In the fiscal year ending December 27, 2025, the Los Angeles-based retailer reported $507.1 million in net revenue, up 15.7% from $438.2 million the year before. However, net income fell to $12.6 million from $32.6 million. The filing listed adjusted EBITDA at $45 million, or 8.9% of net revenue.
Sales in the most recent quarter hit $112.3 million, extending the company's streak of double-digit quarterly growth to 20 consecutive periods — a 30.4% jump year over year. The company reported a net loss of $12.1 million in the quarter, according to The Wall Street Journal.
Reformation generates roughly 90% of its sales through direct-to-consumer channels, including e-commerce and retail stores. At quarter's end in late March, the brand counted 1.1 million active customers, who generated an average of $421 in revenue apiece during that period.

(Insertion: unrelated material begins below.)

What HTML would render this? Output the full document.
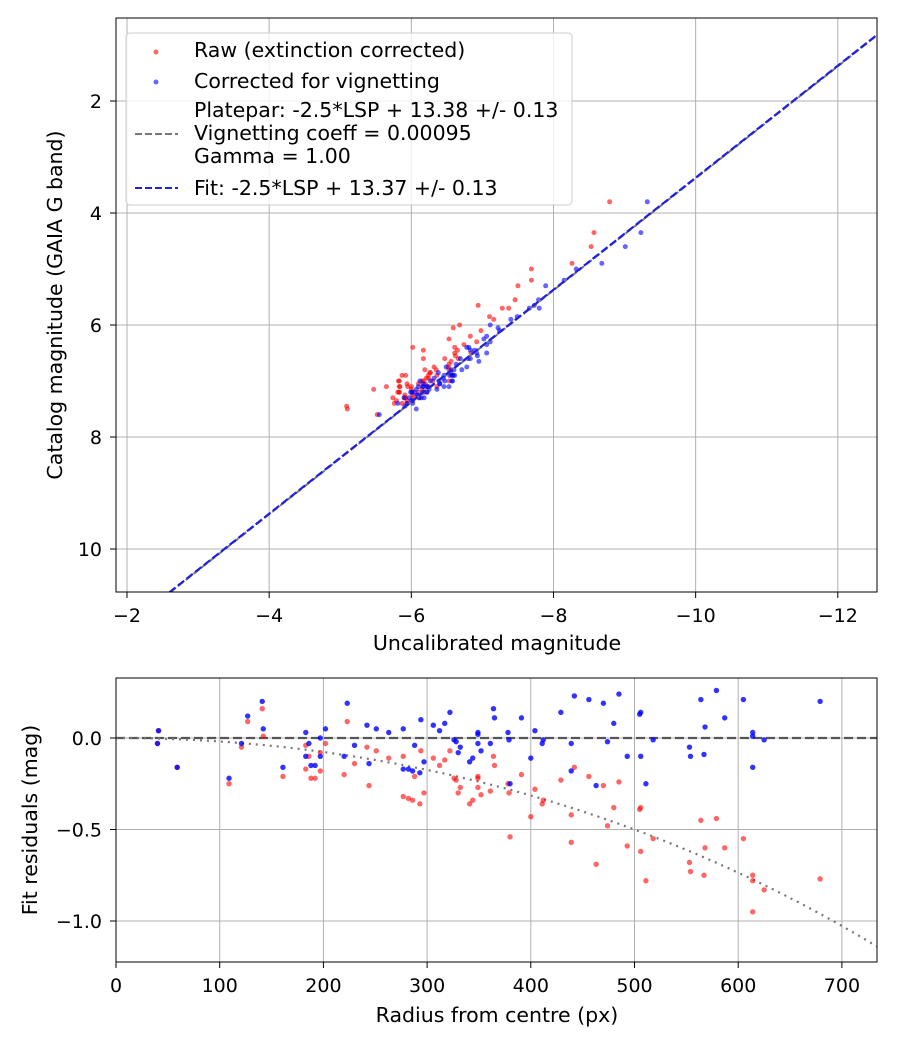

Reformation got its start in 2009 as a vintage shop in Los Angeles and has since built its identity around sustainability in women's fashion. According to WWD, Permira — the private equity firm that took a majority stake in Reformation in 2019 — is listed in the filing as holding 224,800 shares. A family trust controlled by founder Yael Aflalo owns 90,609 shares. The filing disclosed that Permira's ownership position means it will retain substantial sway over corporate decisions once the company is publicly traded.
Proceeds from the offering are earmarked in part for debt reduction and buying back shares held by some current investors, the company said. The filing did not specify a share count or price range for the offering.
Among the risks disclosed in the filing is the company's reliance on AI tools, which it cautioned could compromise customer data privacy or underperform relative to expectations.